*Do this*
Locate the string "document" throughout the material and copy every line in which it occurs.

------------------------------------------------------------------------

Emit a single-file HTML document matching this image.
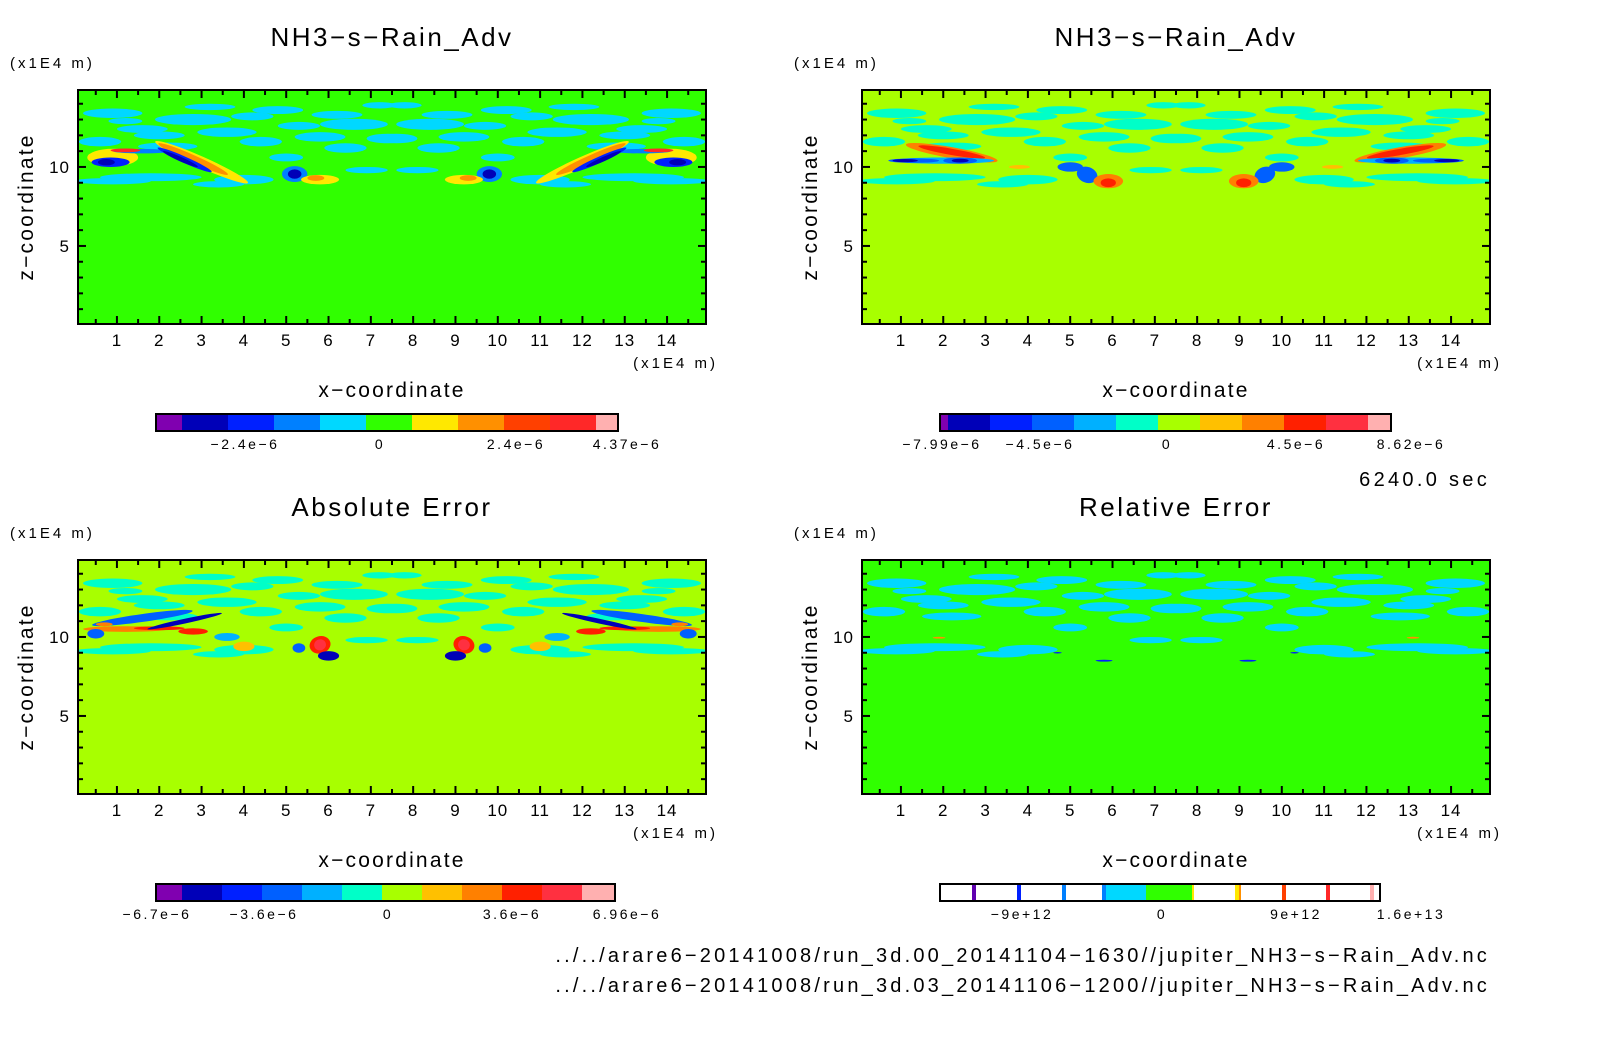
<!DOCTYPE html>
<html><head><meta charset="utf-8">
<style>
body{margin:0;background:#fff;width:1604px;height:1054px;overflow:hidden;font-family:"Liberation Sans",sans-serif}
svg{position:absolute;left:0;top:0}
text{font-family:"Liberation Sans",sans-serif;fill:#000}
</style></head>
<body>
<svg id="s" width="1604" height="1054"></svg>
<script>
// ---- data ----
const xTicks=[1,2,3,4,5,6,7,8,9,10,11,12,13,14];
const zTicks=[5,10];
const palTL=["#8000b0","#0000b8","#0020ff","#0080ff","#00d8ff","#30ff00","#ffe800","#ff9000","#ff4000","#ff2828","#ffb0b0"];
const palTR=["#8000b0","#0000b8","#0020ff","#0060ff","#00b0ff","#00ffc8","#a8ff00","#ffc000","#ff8000","#ff2000","#ff3040","#ffb0b0"];
const cbLabTL=["-2.4e-6","0","2.4e-6","4.37e-6"];
const cbLabTR=["-7.99e-6","-4.5e-6","0","4.5e-6","8.62e-6"];
const cbLabBL=["-6.7e-6","-3.6e-6","0","3.6e-6","6.96e-6"];
const cbLabBR=["-9e+12","0","9e+12","1.6e+13"];
// blobs: x, z, rx, rz, colour index, angle (left half; mirrored about x=7.5)
const bandX=[0.9,2.8,4.8,6.6,1.6,3.6,5.8,0.6,2.2,4.4,6.4,1.2,3.2,5.3,7.2,1.8,4.0,6.9,0.9,3.4,7.4,5.0,2.0,6.2,4.2];
const bandZ=[13.4,13.0,13.6,12.7,12.4,12.2,11.9,11.6,11.3,11.6,11.2,12.9,13.8,12.6,13.9,9.35,9.2,9.8,9.1,8.9,11.8,10.6,12.0,13.3,13.2];
const bandRX=[0.7,0.9,0.6,0.8,0.6,0.7,0.6,0.5,0.7,0.5,0.5,0.4,0.6,0.5,0.4,1.2,0.7,0.5,0.9,0.6,0.5,0.4,0.6,0.6,0.5];
const bandRZ=[0.3,0.35,0.25,0.35,0.25,0.3,0.3,0.3,0.25,0.3,0.3,0.2,0.2,0.25,0.2,0.25,0.3,0.2,0.2,0.2,0.3,0.25,0.25,0.25,0.25];
const tlX=[0.9,1.6,0.85,0.75,3.0,2.8,2.6,2.5,1.2,5.2,5.2,5.8,5.7];
const tlZ=[10.6,11.0,10.3,10.3,10.3,10.5,10.45,10.5,11.05,9.55,9.55,9.2,9.3];
const tlRX=[0.6,0.7,0.45,0.2,1.2,0.9,0.7,0.45,0.35,0.3,0.16,0.45,0.2];
const tlRZ=[0.55,0.14,0.3,0.2,0.35,0.25,0.2,0.14,0.12,0.5,0.3,0.3,0.18];
const tlC=[6,3,2,1,6,7,2,1,9,3,1,6,7];
const tlA=[0,0,0,0,24,24,24,24,0,0,0,0,0];
const trX=[2.2,2.2,2.0,1.3,1.1,2.4,2.4,5.0,5.4,5.9,5.9,3.8];
const trZ=[10.9,10.95,10.4,10.4,10.4,10.4,10.4,10.0,9.5,9.1,9.0,10.0];
const trRX=[1.1,0.8,1.2,0.6,0.3,0.4,0.2,0.3,0.25,0.35,0.18,0.25];
const trRZ=[0.35,0.2,0.2,0.14,0.1,0.2,0.12,0.3,0.5,0.45,0.28,0.12];
const trC=[8,9,4,3,1,3,1,3,3,8,9,7];
const trA=[10,10,0,0,0,0,0,0,20,0,0,0];
const blX=[1.6,1.2,2.0,2.8,2.6,0.7,0.5,4.0,5.8,5.8,6.0,5.3,3.6];
const blZ=[11.2,10.5,10.55,10.35,11.0,10.8,10.2,9.4,9.5,9.5,8.8,9.3,10.0];
const blRX=[1.2,1.0,0.6,0.35,0.9,0.2,0.2,0.25,0.25,0.14,0.25,0.15,0.3];
const blRZ=[0.25,0.18,0.12,0.2,0.15,0.12,0.3,0.3,0.55,0.35,0.3,0.3,0.25];
const blC=[3,8,9,9,1,8,3,7,9,10,1,3,4];
const blA=[-8,0,0,0,-12,0,0,0,-15,-15,0,0,0];
const brX=[1.9,5.8,4.7];
const brZ=[9.95,8.5,9.0];
const brRX=[0.15,0.2,0.1];
const brRZ=[0.06,0.06,0.05];
const brC=[7,2,2];

// ---- drawing ----
const S=document.getElementById('s');const NS="http://www.w3.org/2000/svg";
function mk(t,a,p){const e=document.createElementNS(NS,t);for(const k in a)e.setAttribute(k,a[k]);(p||S).appendChild(e);return e;}
function txt(x,y,s,size,anchor,p,rot,ls){const e=mk('text',{x:x,y:y,'font-size':size,'text-anchor':anchor||'middle','letter-spacing':ls||0},p);if(rot)e.setAttribute('transform',rot);e.textContent=s;return e;}
const W=628,H=234,X0=0.08,X1=14.92,Z0=0.06,Z1=14.87;
function panel(name,px,py,bg,pal,bandC,X,Z,RX,RZ,C,A,title,cbx,cbPal,cbW,cbLabels,cbLabX){
  const g=mk('g',{});
  
  
  const xs=v=>px+(v-X0)/(X1-X0)*W, zs=v=>py+H-(v-Z0)/(Z1-Z0)*H;
  const cid='c'+name;const cp=mk('clipPath',{id:cid},g);mk('rect',{x:px,y:py,width:W,height:H},cp);
  const f=mk('g',{'clip-path':'url(#'+cid+')'},g);
  const bgr=mk('rect',{x:px,y:py,width:W,height:H,fill:bg},f);
  
  
  function blob(x,z,rx,rz,col,a){
    const e=mk('ellipse',{cx:xs(x),cy:zs(z),rx:rx/(X1-X0)*W,ry:rz/(Z1-Z0)*H,fill:col,transform:'rotate('+a+' '+xs(x)+' '+zs(z)+')'},f);
    
    
  }
  for(let m=0;m<2;m++){
    for(let i=0;i<bandX.length;i++){const x=m?15-bandX[i]:bandX[i];blob(x,bandZ[i],bandRX[i],bandRZ[i],bandC,0);}
    for(let i=0;i<X.length;i++){const x=m?15-X[i]:X[i];blob(x,Z[i],RX[i],RZ[i],pal[C[i]],m?-(A[i]||0):(A[i]||0));}
  }
  mk('rect',{x:px,y:py,width:W,height:H,fill:'none',stroke:'#000','stroke-width':2},g);
  for(let v=0.5;v<15;v+=0.5){const big=Number.isInteger(v),L=big?8:5;
    mk('line',{x1:xs(v),x2:xs(v),y1:py+H,y2:py+H-L,stroke:'#000','stroke-width':2},g);
    mk('line',{x1:xs(v),x2:xs(v),y1:py,y2:py+L,stroke:'#000','stroke-width':2},g);}
  for(let v=1;v<15;v++){const L=v%5==0?8:5;
    mk('line',{x1:px,x2:px+L,y1:zs(v),y2:zs(v),stroke:'#000','stroke-width':2},g);
    mk('line',{x1:px+W,x2:px+W-L,y1:zs(v),y2:zs(v),stroke:'#000','stroke-width':2},g);}
  xTicks.forEach(v=>{const t=txt(xs(v),py+H+22,String(v),17,'middle',g,null,1);});
  zTicks.forEach(v=>{const t=txt(px-8,zs(v)+6,String(v),17,'end',g,null,1);});
  let t=txt(px+W/2,py-44,title,26,'middle',g,null,2.5);
  t=txt(px-68,py-22,'(x1E4 m)',15,'start',g,null,3);
  t=txt(px+W+12,py+H+44,'(x1E4 m)',15,'end',g,null,3);
  t=txt(px+W/2,py+H+73,'x\u2212coordinate',21,'middle',g,null,2.2);
  t=txt(px-45,py+H/2,'z\u2212coordinate',21,'middle',g,'rotate(-90 '+(px-45)+' '+(py+H/2)+')',2.2);
  const cy=py+H+90;let cx=cbx;
  const cb=mk('g',{},g);
  cbPal.forEach((c,i)=>{const w=cbW[i];mk('rect',{x:cx,y:cy,width:w,height:17,fill:c},cb);cx+=w;});
  mk('rect',{x:cbx,y:cy,width:cx-cbx,height:17,fill:'none',stroke:'#000','stroke-width':2},cb);
  cbLabels.forEach((s,i)=>{const l=txt(cbLabX[i],cy+35,s.replace(/-/g,'\u2212'),14,'middle',cb,null,2.5);});
}
const w11=[26,46,46,46,46,46,46,46,46,46,22];
panel('panel-top-left',78,90,'#30ff00',palTL,'#00d8ff',tlX,tlZ,tlRX,tlRZ,tlC,tlA,'NH3\u2212s\u2212Rain_Adv',156,palTL,w11,cbLabTL,[245,380,516,627]);
const w12=[8,42,42,42,42,42,42,42,42,42,42,23];
panel('panel-top-right',862,90,'#a8ff00',palTR,'#00ffc8',trX,trZ,trRX,trRZ,trC,trA,'NH3\u2212s\u2212Rain_Adv',940,palTR,w12,cbLabTR,[942,1040,1167,1296,1411]);
const w12b=[26,40,40,40,40,40,40,40,40,40,40,33];
panel('panel-bottom-left',78,560,'#a8ff00',palTR,'#00ffc8',blX,blZ,blRX,blRZ,blC,blA,'Absolute Error',156,palTR,w12b,cbLabBL,[157,264,388,512,627]);
panel('panel-bottom-right',862,560,'#30ff00',palTL,'#00d8ff',brX,brZ,brRX,brRZ,brC,[0,0,0],'Relative Error',940,
 ["#fff","#6000b0","#fff","#0020ff","#fff","#0080ff","#fff","#0080ff","#00d8ff","#30ff00","#ffe800","#fff","#ffe800","#ff9000","#fff","#ff4000","#fff","#ff2828","#fff","#ffb0b0","#fff"],
 [32,4,41,4,41,4,36,4,40,46,2,41,4,2,41,4,40,4,40,4,6],cbLabBR,[1022,1162,1296,1411]);
let t=txt(1490,486,'6240.0 sec',20,'end',null,null,3.3);
t=txt(1490,962,'../../arare6\u221220141008/run_3d.00_20141104\u22121630//jupiter_NH3\u2212s\u2212Rain_Adv.nc',20,'end',null,null,3.2);
t=txt(1490,992,'../../arare6\u221220141008/run_3d.03_20141106\u22121200//jupiter_NH3\u2212s\u2212Rain_Adv.nc',20,'end',null,null,3.2);
</script>
</body></html>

------------------------------------------------------------------------

*Written answer*
Emit a single-file HTML document matching this image.
const S=document.getElementById('s');const NS="http://www.w3.org/2000/svg";
function mk(t,a,p){const e=document.createElementNS(NS,t);for(const k in a)e.setAttribute(k,a[k]);(p||S).appendChild(e);return e;}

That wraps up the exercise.